Exercise brief :: Gather every line holding the string "this".

Provided information ::
..............................

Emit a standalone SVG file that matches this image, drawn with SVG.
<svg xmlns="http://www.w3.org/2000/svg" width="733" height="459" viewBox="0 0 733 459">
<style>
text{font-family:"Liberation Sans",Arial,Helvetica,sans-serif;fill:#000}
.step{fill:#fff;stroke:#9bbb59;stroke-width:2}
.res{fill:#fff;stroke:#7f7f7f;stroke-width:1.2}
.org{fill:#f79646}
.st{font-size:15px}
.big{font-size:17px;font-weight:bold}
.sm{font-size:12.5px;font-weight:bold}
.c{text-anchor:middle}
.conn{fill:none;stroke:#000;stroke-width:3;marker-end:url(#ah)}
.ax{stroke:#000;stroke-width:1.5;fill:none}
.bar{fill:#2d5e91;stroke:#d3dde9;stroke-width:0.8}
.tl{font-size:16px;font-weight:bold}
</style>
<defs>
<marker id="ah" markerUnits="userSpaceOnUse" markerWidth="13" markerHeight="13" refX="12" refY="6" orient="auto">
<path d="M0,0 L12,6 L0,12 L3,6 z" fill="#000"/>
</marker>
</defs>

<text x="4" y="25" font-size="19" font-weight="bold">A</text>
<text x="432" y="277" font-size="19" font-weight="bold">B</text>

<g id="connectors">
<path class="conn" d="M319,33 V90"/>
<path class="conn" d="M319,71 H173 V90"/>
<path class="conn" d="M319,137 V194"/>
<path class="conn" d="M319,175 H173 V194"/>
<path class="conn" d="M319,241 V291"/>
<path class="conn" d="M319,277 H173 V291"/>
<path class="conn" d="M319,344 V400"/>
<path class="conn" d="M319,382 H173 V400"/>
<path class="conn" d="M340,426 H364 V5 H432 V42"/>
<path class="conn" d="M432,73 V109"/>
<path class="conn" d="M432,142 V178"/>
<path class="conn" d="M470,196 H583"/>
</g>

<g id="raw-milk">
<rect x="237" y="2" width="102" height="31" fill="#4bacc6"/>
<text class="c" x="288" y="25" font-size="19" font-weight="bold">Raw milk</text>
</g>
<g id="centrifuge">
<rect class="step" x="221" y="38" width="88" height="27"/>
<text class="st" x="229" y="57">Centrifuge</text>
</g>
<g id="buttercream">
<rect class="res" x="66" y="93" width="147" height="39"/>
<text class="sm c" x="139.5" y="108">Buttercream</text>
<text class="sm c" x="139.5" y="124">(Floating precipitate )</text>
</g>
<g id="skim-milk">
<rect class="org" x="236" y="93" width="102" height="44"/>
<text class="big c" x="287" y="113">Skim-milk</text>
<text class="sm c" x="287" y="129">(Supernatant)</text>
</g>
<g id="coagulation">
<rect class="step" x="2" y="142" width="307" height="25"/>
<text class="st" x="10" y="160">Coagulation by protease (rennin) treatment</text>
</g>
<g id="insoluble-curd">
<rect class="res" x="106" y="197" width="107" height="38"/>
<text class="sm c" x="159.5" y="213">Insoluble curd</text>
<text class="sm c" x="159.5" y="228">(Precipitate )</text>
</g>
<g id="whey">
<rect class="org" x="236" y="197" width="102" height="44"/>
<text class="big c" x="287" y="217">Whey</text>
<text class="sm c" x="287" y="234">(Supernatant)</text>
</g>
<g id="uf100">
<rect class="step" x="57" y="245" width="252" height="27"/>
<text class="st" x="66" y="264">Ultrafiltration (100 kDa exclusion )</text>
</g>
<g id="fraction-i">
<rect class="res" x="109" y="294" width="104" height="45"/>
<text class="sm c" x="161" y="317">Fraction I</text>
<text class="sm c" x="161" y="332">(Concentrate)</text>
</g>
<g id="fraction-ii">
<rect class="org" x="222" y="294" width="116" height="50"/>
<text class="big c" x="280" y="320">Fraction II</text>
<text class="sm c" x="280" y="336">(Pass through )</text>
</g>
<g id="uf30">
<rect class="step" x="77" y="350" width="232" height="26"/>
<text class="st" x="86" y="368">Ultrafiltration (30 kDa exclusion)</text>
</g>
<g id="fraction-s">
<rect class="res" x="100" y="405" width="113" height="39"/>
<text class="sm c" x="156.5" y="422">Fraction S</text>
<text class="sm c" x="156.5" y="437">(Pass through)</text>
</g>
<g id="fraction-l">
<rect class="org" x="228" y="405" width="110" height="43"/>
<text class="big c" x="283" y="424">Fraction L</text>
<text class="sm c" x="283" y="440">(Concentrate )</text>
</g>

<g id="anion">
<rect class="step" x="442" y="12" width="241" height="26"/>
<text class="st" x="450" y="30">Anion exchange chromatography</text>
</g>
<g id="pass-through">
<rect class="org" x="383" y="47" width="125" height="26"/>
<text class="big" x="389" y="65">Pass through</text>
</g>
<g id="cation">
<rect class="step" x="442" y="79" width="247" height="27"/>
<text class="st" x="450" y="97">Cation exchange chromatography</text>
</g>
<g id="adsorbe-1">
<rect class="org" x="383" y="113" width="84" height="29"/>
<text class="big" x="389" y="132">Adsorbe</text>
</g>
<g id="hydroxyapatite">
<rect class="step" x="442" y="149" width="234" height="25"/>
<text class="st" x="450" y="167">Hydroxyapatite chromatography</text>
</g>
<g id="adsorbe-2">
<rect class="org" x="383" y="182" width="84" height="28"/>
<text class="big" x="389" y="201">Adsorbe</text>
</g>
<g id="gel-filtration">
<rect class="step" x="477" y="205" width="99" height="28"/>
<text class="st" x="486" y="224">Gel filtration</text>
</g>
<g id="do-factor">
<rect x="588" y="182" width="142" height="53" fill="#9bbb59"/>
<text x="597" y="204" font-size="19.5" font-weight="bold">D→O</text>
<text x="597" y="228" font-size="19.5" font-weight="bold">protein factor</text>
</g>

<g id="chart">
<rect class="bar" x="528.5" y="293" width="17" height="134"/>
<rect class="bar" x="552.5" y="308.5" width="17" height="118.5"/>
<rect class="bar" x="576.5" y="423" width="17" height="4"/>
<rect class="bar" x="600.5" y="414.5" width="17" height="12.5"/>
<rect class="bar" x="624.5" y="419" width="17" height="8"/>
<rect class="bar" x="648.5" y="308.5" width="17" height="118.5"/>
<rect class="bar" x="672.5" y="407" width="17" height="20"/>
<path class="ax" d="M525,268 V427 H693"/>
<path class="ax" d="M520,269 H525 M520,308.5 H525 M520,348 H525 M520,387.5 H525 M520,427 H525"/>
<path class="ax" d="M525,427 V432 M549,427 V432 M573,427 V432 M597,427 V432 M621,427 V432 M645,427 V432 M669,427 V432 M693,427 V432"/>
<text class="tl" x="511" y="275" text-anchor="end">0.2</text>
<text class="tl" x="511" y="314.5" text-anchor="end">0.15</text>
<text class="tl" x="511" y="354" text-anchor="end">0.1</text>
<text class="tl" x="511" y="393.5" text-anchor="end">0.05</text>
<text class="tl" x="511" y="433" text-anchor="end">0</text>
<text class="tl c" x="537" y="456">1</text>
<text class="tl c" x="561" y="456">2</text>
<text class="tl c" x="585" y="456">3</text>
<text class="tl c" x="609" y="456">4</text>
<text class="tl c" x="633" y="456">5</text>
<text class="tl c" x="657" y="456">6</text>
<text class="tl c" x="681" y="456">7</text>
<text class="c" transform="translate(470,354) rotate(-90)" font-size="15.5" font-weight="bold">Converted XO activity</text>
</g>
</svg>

..............................

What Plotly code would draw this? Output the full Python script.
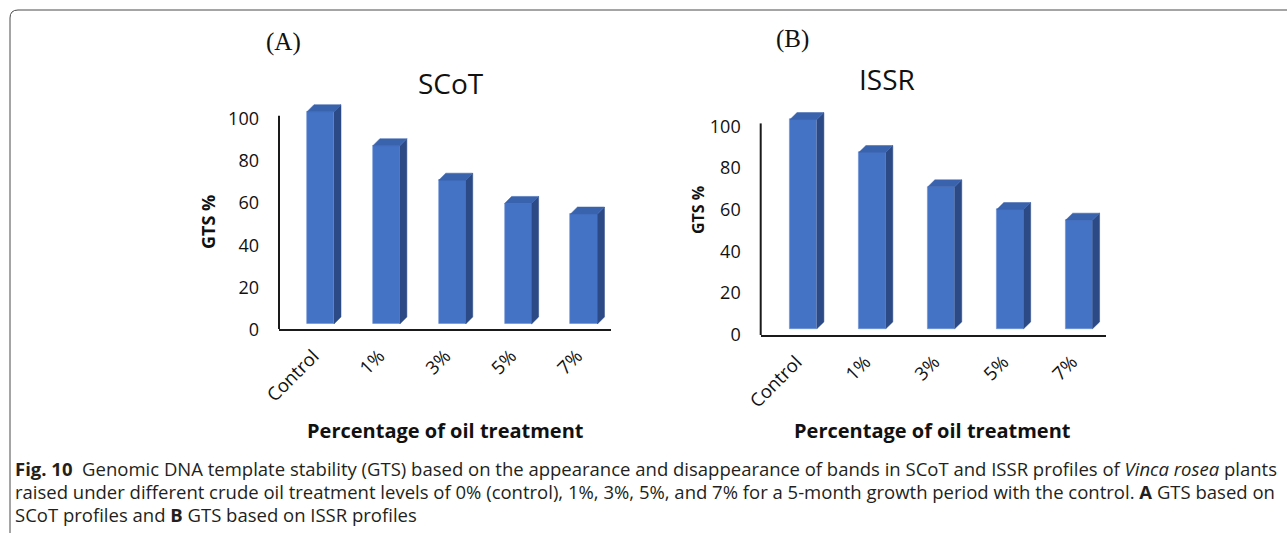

..............................

Response to the task ::
Emit a standalone SVG file that matches this image, drawn with SVG.
What Plotly code would draw this? Output the full Python script.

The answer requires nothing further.